■ **GIVEN PROBLEM**:
Of all the lines in these entries, how many contain the string "this"? Give only that count.

══════════════════════════════

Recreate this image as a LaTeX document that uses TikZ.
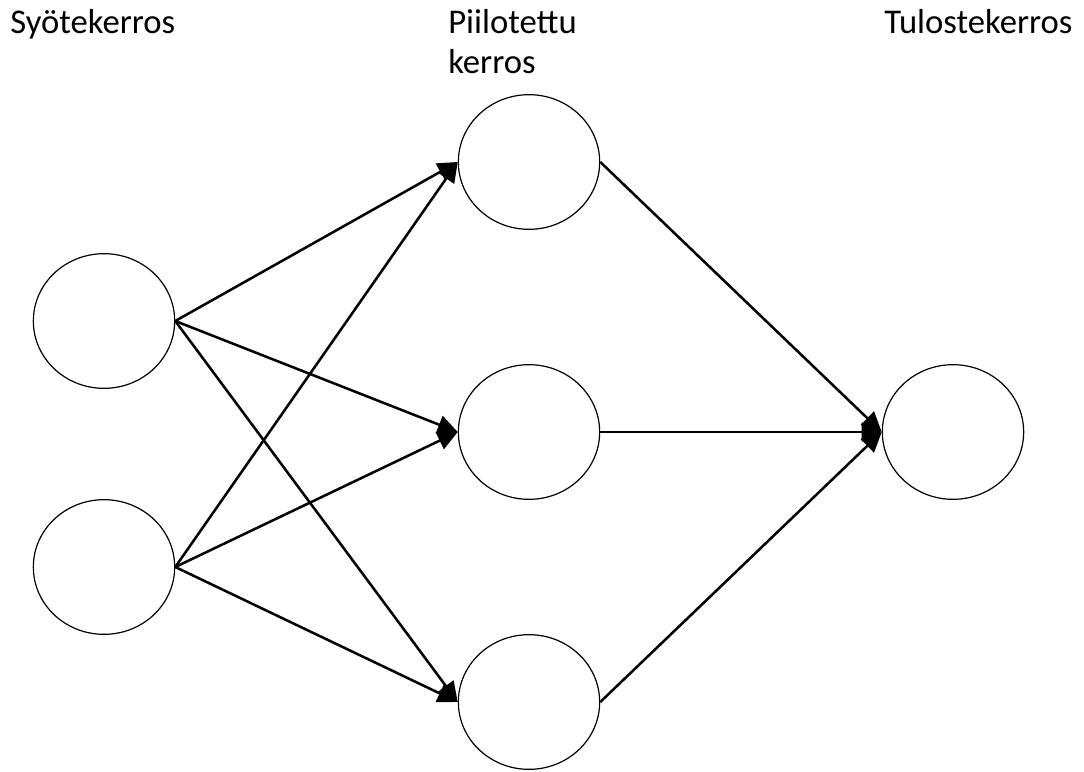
\documentclass[tikz,border=0pt]{standalone}
\usepackage{fontspec}
\setmainfont{Carlito}
\usetikzlibrary{positioning, arrows.meta, shapes.geometric}

\begin{document}
\begin{tikzpicture}[
    x=0.75pt, y=-0.75pt,
    font=\fontsize{26}{30}\selectfont,
    neuron/.style={ellipse, draw, line width=0.9pt, minimum width=106pt, minimum height=101pt, inner sep=0pt},
    conn/.style={-{Triangle[length=15pt, width=14pt]}, line width=1.9pt},
    layer_label/.style={anchor=base west, inner sep=0pt, align=left}
]

\useasboundingbox (0,0) rectangle (1084,771);

% Syötekerros
\node[neuron] (in1) at (104, 321) {};
\node[neuron] (in2) at (104, 567) {};

% Piilotettu kerros
\node[neuron] (hid1) at (529, 162) {};
\node[neuron] (hid2) at (529, 432) {};
\node[neuron] (hid3) at (529, 702) {};

% Tulostekerros
\node[neuron] (out) at (953, 432) {};

% Otsikot (base = viimeisen rivin perusviiva)
\node[layer_label] (lblIn) at (10, 33) {Syötekerros};
\node[layer_label] (lblHid) at (448, 73) {Piilotettu\\kerros};
\node[layer_label] (lblOut) at (884, 33) {Tulostekerros};

% Yhteydet syöte -> piilo
\draw[conn] (in1.east) -- (hid1.west);
\draw[conn] (in1.east) -- (hid2.west);
\draw[conn] (in1.east) -- (hid3.west);
\draw[conn] (in2.east) -- (hid1.west);
\draw[conn] (in2.east) -- (hid2.west);
\draw[conn] (in2.east) -- (hid3.west);

% Yhteydet piilo -> tulos
\draw[conn] (hid1.east) -- (out.west);
\draw[conn] (hid2.east) -- (out.west);
\draw[conn] (hid3.east) -- (out.west);

\end{tikzpicture}
\end{document}
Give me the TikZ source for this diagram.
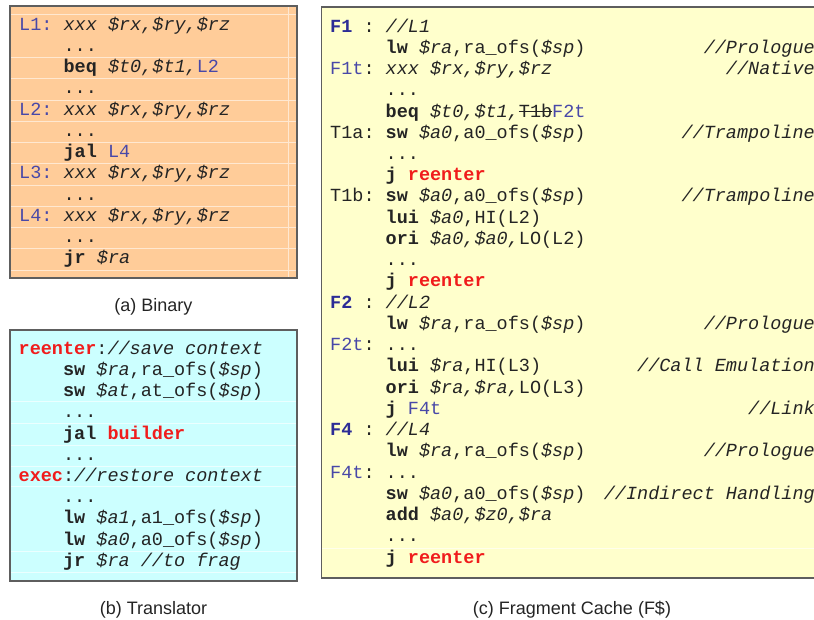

══════════════════════════════

■ **EXERCISE RESULT**:
2